* BEGIN *

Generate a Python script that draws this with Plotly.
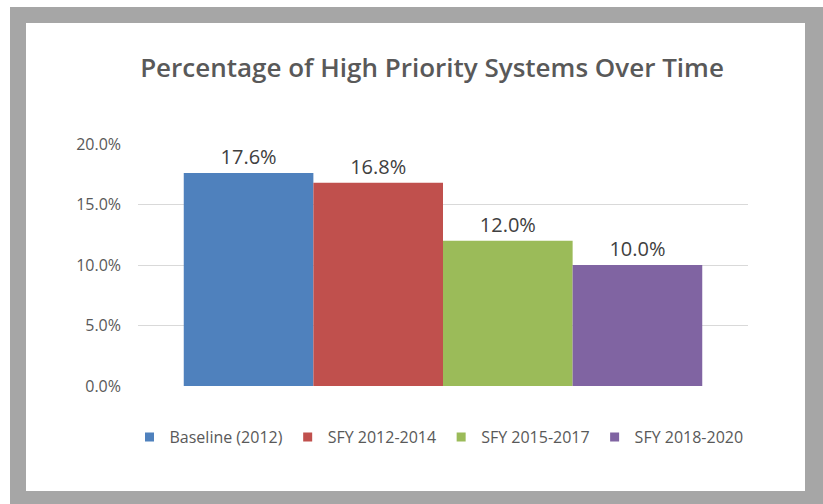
import plotly.graph_objects as go

# ---- data ----
series_names = ["Baseline (2012)", "SFY 2012-2014", "SFY 2015-2017", "SFY 2018-2020"]
series_values = [17.6, 16.8, 12.0, 10.0]
series_colors = ["#4F81BD", "#C0504D", "#9BBB59", "#8064A2"]
category = ["High Priority Systems"]
y_ticks = [0, 5, 10, 15, 20]

# ---- layout geometry (pixels) ----
W, H = 823, 504
ML, MR, MT, MB = 138, 75, 144, 118
PW, PH = W - ML - MR, H - MT - MB


def px_x(px):
    return (px - ML) / PW


def px_y(py):
    return (H - MB - py) / PH


FONT = "Open Sans"

fig = go.Figure()
for name, val, col in zip(series_names, series_values, series_colors):
    fig.add_trace(go.Bar(
        x=category, y=[val], name=name,
        marker=dict(color=col, line=dict(width=0)),
        texttemplate="%{y:.1f}%", textposition="outside",
        textfont=dict(family=FONT, size=20, color="#404040"),
        showlegend=False, hoverinfo="skip",
    ))
    # legend entry with a small square swatch
    fig.add_trace(go.Scatter(
        x=[None], y=[None], mode="markers", name=name,
        marker=dict(symbol="square", size=9, color=col),
        showlegend=True,
    ))

# frame: grey border with white interior
shapes = [
    dict(type="rect", xref="paper", yref="paper", layer="below",
         x0=px_x(10), x1=px_x(823), y0=px_y(504), y1=px_y(7),
         fillcolor="#A6A6A6", line=dict(width=0)),
    dict(type="rect", xref="paper", yref="paper", layer="below",
         x0=px_x(26), x1=px_x(805), y0=px_y(491), y1=px_y(23),
         fillcolor="#FFFFFF", line=dict(width=0)),
]

fig.update_layout(
    width=W, height=H,
    margin=dict(l=ML, r=MR, t=MT, b=MB, pad=0),
    paper_bgcolor="#FFFFFF", plot_bgcolor="rgba(0,0,0,0)",
    barmode="group", bargap=0.15, bargroupgap=0,
    shapes=shapes,
    title=dict(
        text="Percentage of High Priority Systems Over Time",
        font=dict(family=FONT, size=26, color="#595959", weight=600),
        xref="container", yref="container",
        x=432 / W, y=1 - 68 / H, xanchor="center", yanchor="middle",
    ),
    legend=dict(
        orientation="h", x=px_x(748.5), y=px_y(437),
        xanchor="right", yanchor="middle",
        font=dict(family=FONT, size=16, color="#595959"),
        bgcolor="rgba(0,0,0,0)", itemclick=False, itemdoubleclick=False,
        tracegroupgap=0,
    ),
    xaxis=dict(showticklabels=False, showgrid=False, zeroline=False,
               showline=False, ticks=""),
    yaxis=dict(range=[0, 20], tickvals=y_ticks,
               ticktext=[f"{v:.1f}%" for v in y_ticks],
               showgrid=True, gridcolor="#D9D9D9", gridwidth=1,
               zeroline=False, showline=False, ticks="",
               ticklabelstandoff=16,
               tickfont=dict(family=FONT, size=16, color="#595959")),
    font=dict(family=FONT),
)

fig.write_html("out.html")
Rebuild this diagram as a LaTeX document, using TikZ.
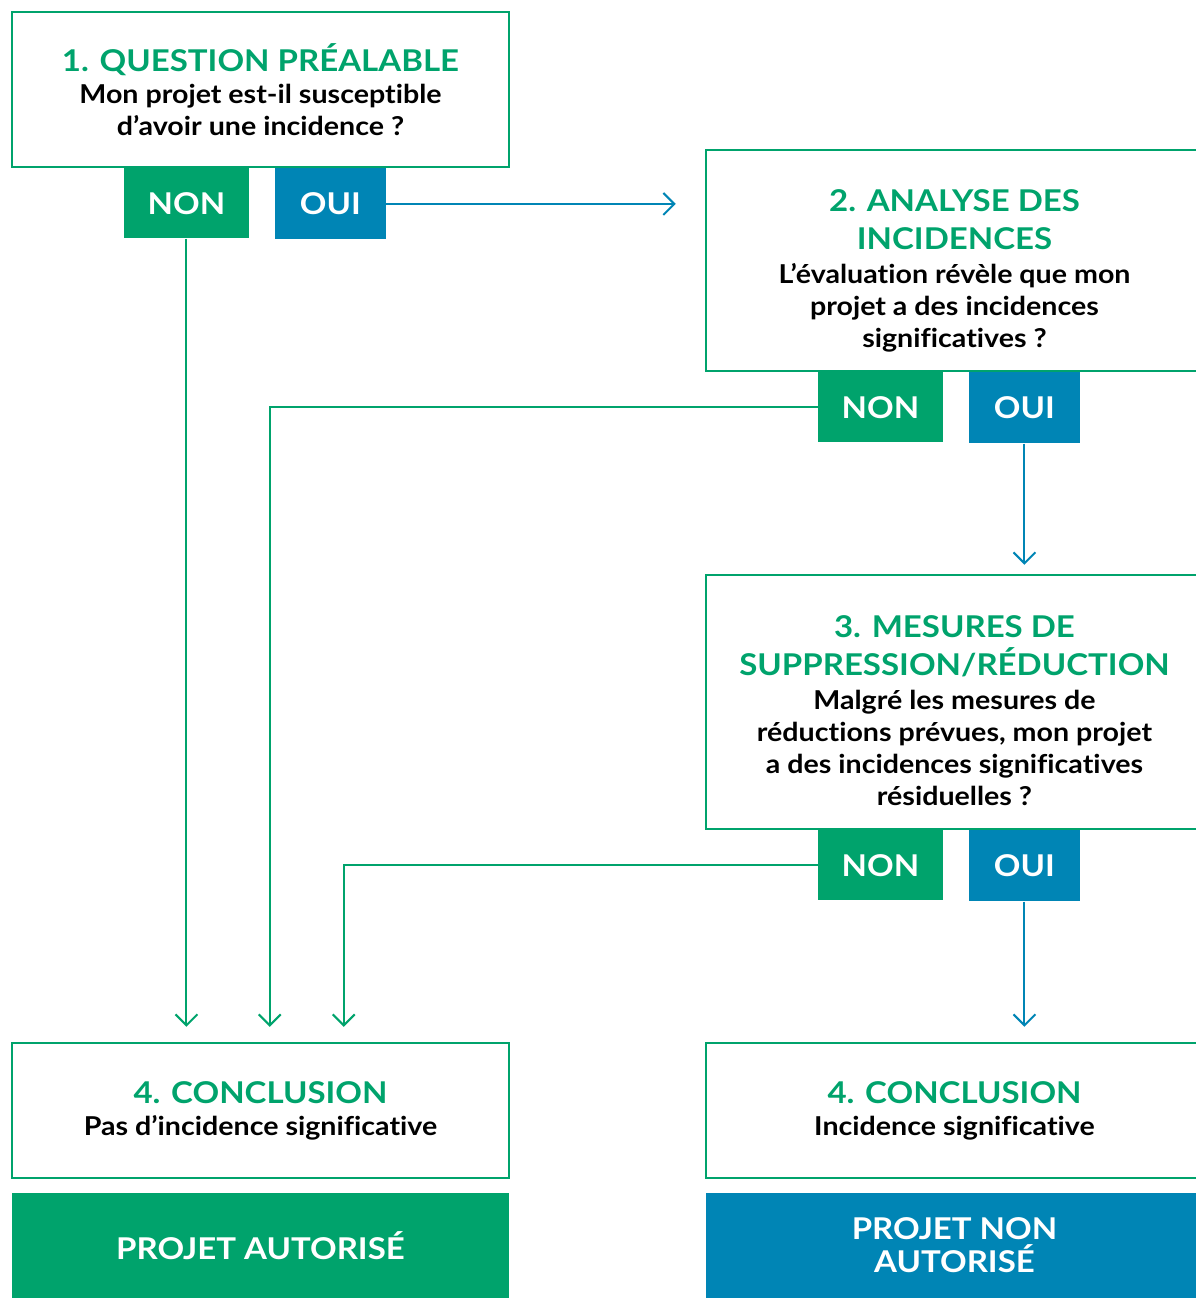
\documentclass[tikz,border=0pt]{standalone}
\usepackage{fontspec}
\setmainfont{Lato}[FakeStretch=1.1, Ligatures=NoCommon]
\usetikzlibrary{positioning, arrows.meta, calc}
\definecolor{vert}{HTML}{00A36C}
\definecolor{bleu}{HTML}{0085B5}
\newcommand{\titlefont}{\fontsize{30}{38}\selectfont\bfseries}
\newcommand{\bodyfont}{\fontsize{26}{32}\selectfont\bfseries}
\newcommand{\titre}[1]{{\color{vert}\titlefont #1}}
\tikzstyle{arrow} = [line width=2pt,-{Straight Barb[length=11pt,width=22pt,line width=2pt]}]
\tikzstyle{etape} = [rectangle, draw=vert, line width=2.5pt, minimum width=497pt, inner sep=0pt, align=center, font=\bodyfont]
\tikzstyle{non} = [rectangle, fill=vert, text=white, minimum width=125pt, minimum height=70pt, font=\titlefont]
\tikzstyle{oui} = [rectangle, fill=bleu, text=white, minimum width=111pt, minimum height=71pt, font=\titlefont]
\tikzstyle{issue} = [rectangle, minimum width=497pt, minimum height=105pt, inner sep=0pt, text=white, align=center, font=\fontsize{30}{33}\selectfont\bfseries]

\begin{document}
\begin{tikzpicture}[x=1pt, y=-1pt]
        \useasboundingbox (0,0) rectangle (1195,1298);

        \node (q1) [etape, minimum height=155pt] at (260.5,89.5) {\titre{1. QUESTION PRÉALABLE}\\Mon projet est-il susceptible\\d’avoir une incidence ?};
        \node (q2) [etape, minimum height=221pt] at (954.5,260.5) {\titre{\rule{0pt}{42pt}2. ANALYSE DES}\\[6pt]\titre{INCIDENCES}\\[2pt]L’évaluation révèle que mon\\projet a des incidences\\significatives ?};
        \node (q3) [etape, minimum height=254pt] at (954.5,702) {\titre{\rule{0pt}{40pt}3. MESURES DE}\\[6pt]\titre{SUPPRESSION/RÉDUCTION}\\[2pt]Malgré les mesures de\\réductions prévues, mon projet\\a des incidences significatives\\résiduelles ?};
        \node (q4a) [etape, minimum height=135pt] at (260.5,1110.5) {\titre{4. CONCLUSION}\\Pas d’incidence significative};
        \node (q4b) [etape, minimum height=135pt] at (954.5,1110.5) {\titre{4. CONCLUSION}\\Incidence significative};
        \node (ok) [issue, fill=vert] at (260.5,1245.5) {PROJET AUTORISÉ};
        \node (nok) [issue, fill=bleu] at (954.5,1245.5) {PROJET NON\\AUTORISÉ};

        \node (non1) [non, below right=0pt and 113pt of q1.south west] {NON};
        \node (oui1) [oui, below right=0pt and 264pt of q1.south west] {OUI};
        \node (non2) [non, below right=0pt and 113pt of q2.south west] {NON};
        \node (oui2) [oui, below right=0pt and 264pt of q2.south west] {OUI};
        \node (non3) [non, below right=0pt and 113pt of q3.south west] {NON};
        \node (oui3) [oui, below right=0pt and 264pt of q3.south west] {OUI};

        \draw [arrow, bleu, shorten >=29pt] (oui1.east) -- (oui1.east -| q2.west);
        \draw [arrow, bleu, shorten >=9pt] (oui2.south) -- (oui2.south |- q3.north);
        \draw [arrow, bleu, shorten >=15pt] (oui3.south) -- (oui3.south |- q4b.north);
        \draw [arrow, vert, shorten >=15pt] (non1.south) -- (non1.south |- q4a.north);
        \draw [arrow, vert, shorten >=15pt] (non2.west) -| ($(q4a.north west)+(259,0)$);
        \draw [arrow, vert, shorten >=15pt] (non3.west) -| ($(q4a.north west)+(333,0)$);

        \end{tikzpicture}
\end{document}
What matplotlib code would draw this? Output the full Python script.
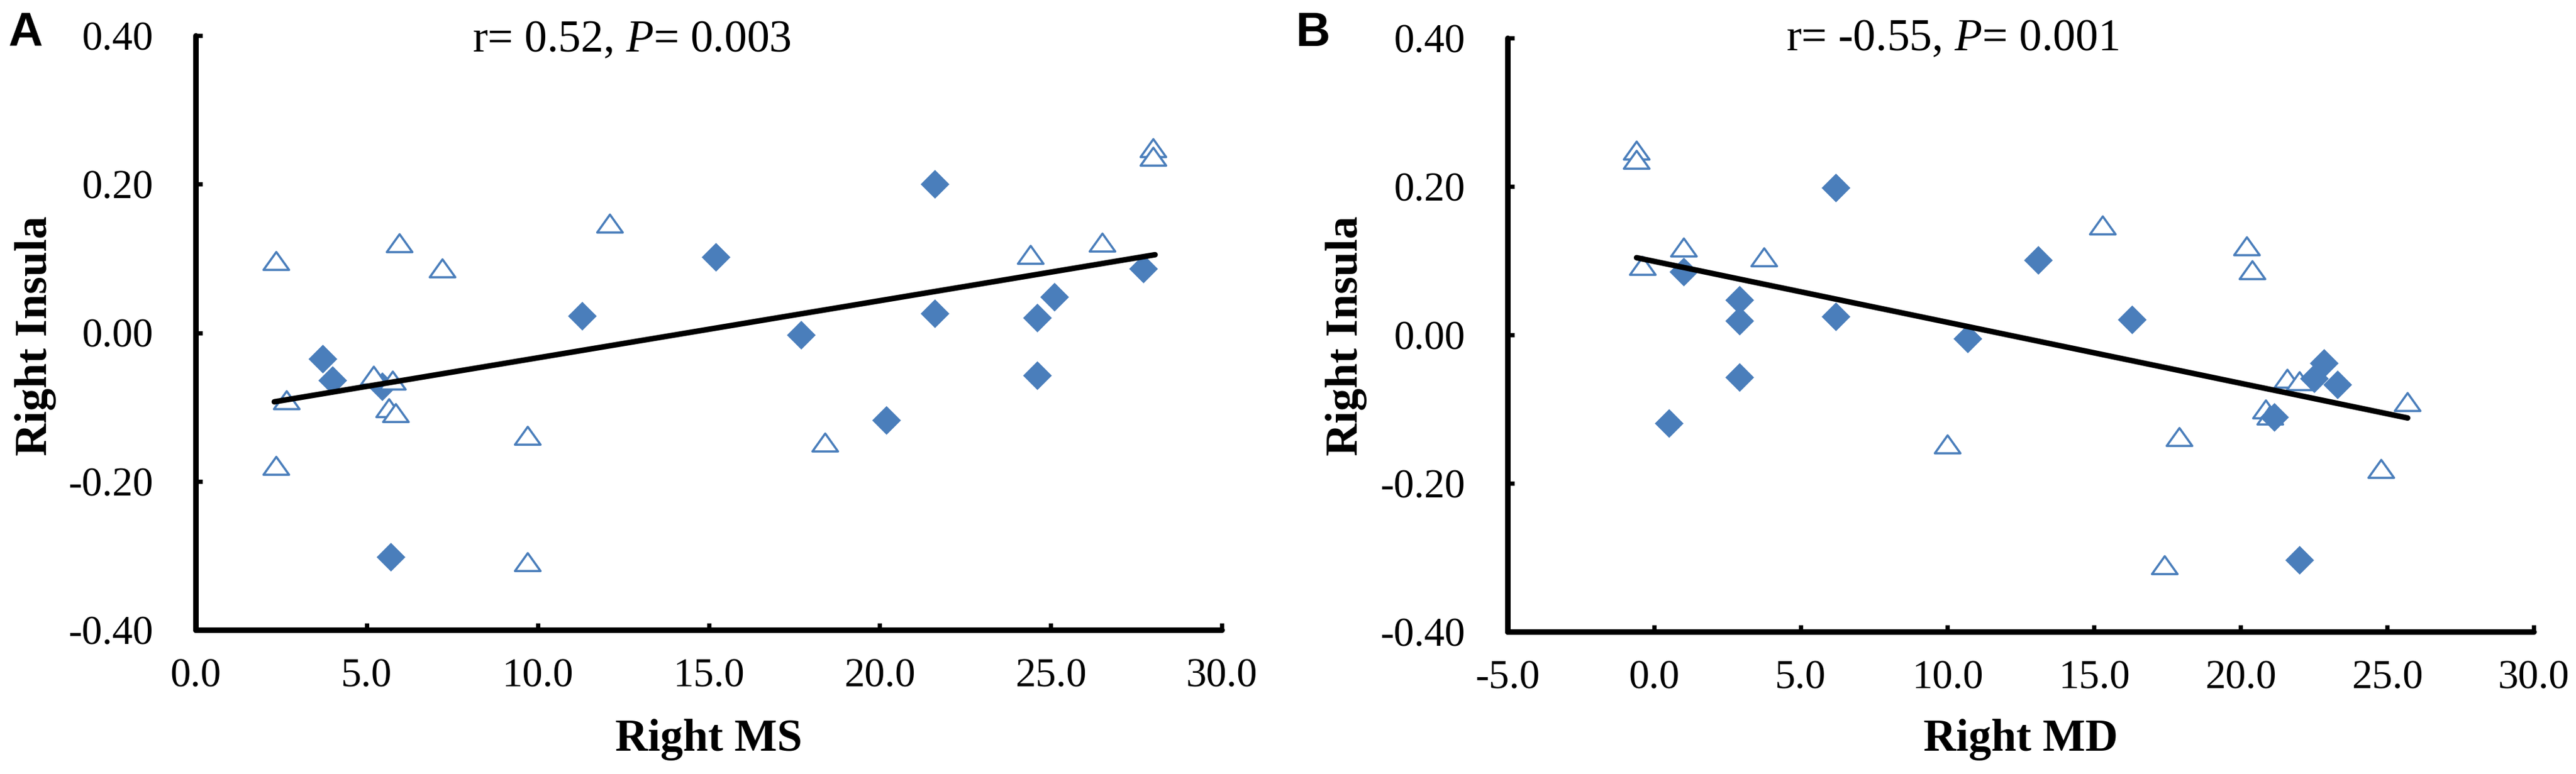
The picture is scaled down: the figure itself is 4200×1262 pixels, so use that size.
import matplotlib
matplotlib.use('Agg')
import matplotlib.pyplot as plt
from matplotlib.path import Path
from matplotlib.ticker import FixedLocator, FuncFormatter

plt.rcParams['font.family'] = ['Liberation Serif', 'DejaVu Serif']
plt.rcParams['axes.unicode_minus'] = False
plt.rcParams['mathtext.fontset'] = 'custom'
plt.rcParams['mathtext.rm'] = 'Liberation Serif'
plt.rcParams['mathtext.it'] = 'Liberation Serif:italic'

# ---------------- Panel A data (Right MS vs Right Insula) ----------------
a_tri_x = [2.35, 5.95, 7.2, 12.1, 2.65, 5.2, 5.75, 5.65, 5.85, 2.35, 9.7, 9.7, 24.4, 26.5, 28.0, 28.0, 18.4]
a_tri_y = [0.097, 0.121, 0.087, 0.147, -0.090, -0.057, -0.064, -0.101, -0.108, -0.179, -0.138, -0.308,
           0.105, 0.122, 0.249, 0.237, -0.147]
a_dia_x = [11.3, 3.72, 4.0, 5.45, 5.7, 15.2, 21.6, 17.7, 21.6, 27.7, 25.1, 24.6, 24.6, 20.2]
a_dia_y = [0.023, -0.035, -0.064, -0.072, -0.302, 0.102, 0.200, -0.003, 0.026, 0.086, 0.048, 0.020, -0.057, -0.118]
a_fit_x = [2.3, 28.05]
a_fit_y = [-0.093, 0.105]
a_xticks = [0, 5, 10, 15, 20, 25, 30]

# ---------------- Panel B data (Right MD vs Right Insula) ----------------
b_tri_x = [-0.6, -0.6, -0.4, 1.0, 3.75, 15.3, 20.2, 20.4, 21.6, 22.0, 20.85, 21.0, 17.9, 10.0, 25.7, 24.8, 17.4]
b_tri_y = [0.249, 0.236, 0.093, 0.118, 0.105, 0.148, 0.120, 0.088, -0.059, -0.062, -0.100, -0.108,
           -0.137, -0.147, -0.090, -0.180, -0.310]
b_dia_x = [1.0, 2.9, 2.9, 2.9, 6.2, 6.2, 0.5, 10.7, 13.1, 16.3, 22.85, 22.5, 23.3, 21.15, 22.0]
b_dia_y = [0.085, 0.047, 0.019, -0.057, 0.198, 0.025, -0.119, -0.005, 0.101, 0.021, -0.038, -0.059, -0.067,
           -0.111, -0.303]
b_fit_x = [-0.6, 25.7]
b_fit_y = [0.104, -0.112]
b_xticks = [-5, 0, 5, 10, 15, 20, 25, 30]

yticks = [-0.40, -0.20, 0.00, 0.20, 0.40]

BLUE = '#4A7EBB'

tri_marker = Path([(-1, -0.7), (1, -0.7), (0, 0.7), (-1, -0.7)],
                  [Path.MOVETO, Path.LINETO, Path.LINETO, Path.CLOSEPOLY])
dia_marker = Path([(0, 1), (1, 0), (0, -1), (-1, 0), (0, 1)],
                  [Path.MOVETO, Path.LINETO, Path.LINETO, Path.LINETO, Path.CLOSEPOLY])

W, H = 4200, 1262
fig = plt.figure(figsize=(W / 100, H / 100), dpi=100)


def make_panel(rect, tx, ty, dx, dy, fx, fy, xticks, xlim, tri_on_top):
    ax = fig.add_axes(rect)
    ax.set_xlim(*xlim)
    ax.set_ylim(-0.40, 0.40)
    tz, dz = (3, 2) if tri_on_top else (2, 3)
    ax.plot(dx, dy, linestyle='none', marker=dia_marker, markersize=33,
            markerfacecolor=BLUE, markeredgecolor=BLUE, markeredgewidth=0.5, zorder=dz, clip_on=False)
    ax.plot(tx, ty, linestyle='none', marker=tri_marker, markersize=30,
            markerfacecolor='white', markeredgecolor=BLUE, markeredgewidth=2.6, zorder=tz, clip_on=False)
    ax.plot(fx, fy, color='black', linewidth=6.5, solid_capstyle='round', zorder=5)
    for s in ['top', 'right']:
        ax.spines[s].set_visible(False)
    for s in ['left', 'bottom']:
        ax.spines[s].set_linewidth(6.5)
        ax.spines[s].set_color('black')
        ax.spines[s].set_capstyle('round')
    ax.xaxis.set_major_locator(FixedLocator(xticks))
    ax.yaxis.set_major_locator(FixedLocator(yticks))
    ax.xaxis.set_major_formatter(FuncFormatter(lambda v, p: f'{v:.1f}'))
    ax.yaxis.set_major_formatter(FuncFormatter(lambda v, p: f'{v:.2f}'))
    ax.tick_params(axis='both', direction='in', length=8, width=5, labelsize=48, color='black')
    ax.tick_params(axis='y', pad=50)
    ax.tick_params(axis='x', pad=33)
    ax.set_facecolor('none')
    return ax


axA = make_panel([319 / W, 1 - 1027 / H, (1992 - 319) / W, (1027 - 58) / H],
                 a_tri_x, a_tri_y, a_dia_x, a_dia_y, a_fit_x, a_fit_y, a_xticks, (0, 30), True)
axB = make_panel([2458 / W, 1 - 1030 / H, (4131 - 2458) / W, (1030 - 62) / H],
                 b_tri_x, b_tri_y, b_dia_x, b_dia_y, b_fit_x, b_fit_y, b_xticks, (-5, 30), False)

# titles
fig.text(1030 / W, 1 - 84 / H, r'r= 0.52, $\mathit{P}$= 0.003', ha='center', va='baseline', fontsize=53)
fig.text(3183 / W, 1 - 82 / H, r'r= -0.55, $\mathit{P}$= 0.001', ha='center', va='baseline', fontsize=53)

# axis labels
fig.text(1155 / W, 1 - 1224 / H, 'Right MS', ha='center', va='baseline', fontsize=53, fontweight='bold')
fig.text(3295 / W, 1 - 1224 / H, 'Right MD', ha='center', va='baseline', fontsize=53, fontweight='bold')
fig.text(58 / W, 1 - 548 / H, 'Right Insula', ha='center', va='center', rotation=90,
         fontsize=53, fontweight='bold')
fig.text(2195 / W, 1 - 548 / H, 'Right Insula', ha='center', va='center', rotation=90,
         fontsize=53, fontweight='bold')

# panel letters
fig.text(13 / W, 1 - 75 / H, 'A', ha='left', va='baseline', fontsize=56, fontweight='bold',
         family=['Liberation Sans', 'DejaVu Sans'])
fig.text(2113 / W, 1 - 75 / H, 'B', ha='left', va='baseline', fontsize=56, fontweight='bold',
         family=['Liberation Sans', 'DejaVu Sans'])

fig.savefig('out.png', dpi=100, facecolor='white')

* END *

*Stated task*. The material above holds pictures; leave them out. Repeat exactly the lines from the one containing "What matplotlib code" through the one containing "yticks = [-0.40, -0.20, 0.00, 0.20, 0.40]", and nothing else.

*Solution for this problem*.
What matplotlib code would draw this? Output the full Python script.
The picture is scaled down: the figure itself is 4200×1262 pixels, so use that size.
import matplotlib
matplotlib.use('Agg')
import matplotlib.pyplot as plt
from matplotlib.path import Path
from matplotlib.ticker import FixedLocator, FuncFormatter

plt.rcParams['font.family'] = ['Liberation Serif', 'DejaVu Serif']
plt.rcParams['axes.unicode_minus'] = False
plt.rcParams['mathtext.fontset'] = 'custom'
plt.rcParams['mathtext.rm'] = 'Liberation Serif'
plt.rcParams['mathtext.it'] = 'Liberation Serif:italic'

# ---------------- Panel A data (Right MS vs Right Insula) ----------------
a_tri_x = [2.35, 5.95, 7.2, 12.1, 2.65, 5.2, 5.75, 5.65, 5.85, 2.35, 9.7, 9.7, 24.4, 26.5, 28.0, 28.0, 18.4]
a_tri_y = [0.097, 0.121, 0.087, 0.147, -0.090, -0.057, -0.064, -0.101, -0.108, -0.179, -0.138, -0.308,
           0.105, 0.122, 0.249, 0.237, -0.147]
a_dia_x = [11.3, 3.72, 4.0, 5.45, 5.7, 15.2, 21.6, 17.7, 21.6, 27.7, 25.1, 24.6, 24.6, 20.2]
a_dia_y = [0.023, -0.035, -0.064, -0.072, -0.302, 0.102, 0.200, -0.003, 0.026, 0.086, 0.048, 0.020, -0.057, -0.118]
a_fit_x = [2.3, 28.05]
a_fit_y = [-0.093, 0.105]
a_xticks = [0, 5, 10, 15, 20, 25, 30]

# ---------------- Panel B data (Right MD vs Right Insula) ----------------
b_tri_x = [-0.6, -0.6, -0.4, 1.0, 3.75, 15.3, 20.2, 20.4, 21.6, 22.0, 20.85, 21.0, 17.9, 10.0, 25.7, 24.8, 17.4]
b_tri_y = [0.249, 0.236, 0.093, 0.118, 0.105, 0.148, 0.120, 0.088, -0.059, -0.062, -0.100, -0.108,
           -0.137, -0.147, -0.090, -0.180, -0.310]
b_dia_x = [1.0, 2.9, 2.9, 2.9, 6.2, 6.2, 0.5, 10.7, 13.1, 16.3, 22.85, 22.5, 23.3, 21.15, 22.0]
b_dia_y = [0.085, 0.047, 0.019, -0.057, 0.198, 0.025, -0.119, -0.005, 0.101, 0.021, -0.038, -0.059, -0.067,
           -0.111, -0.303]
b_fit_x = [-0.6, 25.7]
b_fit_y = [0.104, -0.112]
b_xticks = [-5, 0, 5, 10, 15, 20, 25, 30]

yticks = [-0.40, -0.20, 0.00, 0.20, 0.40]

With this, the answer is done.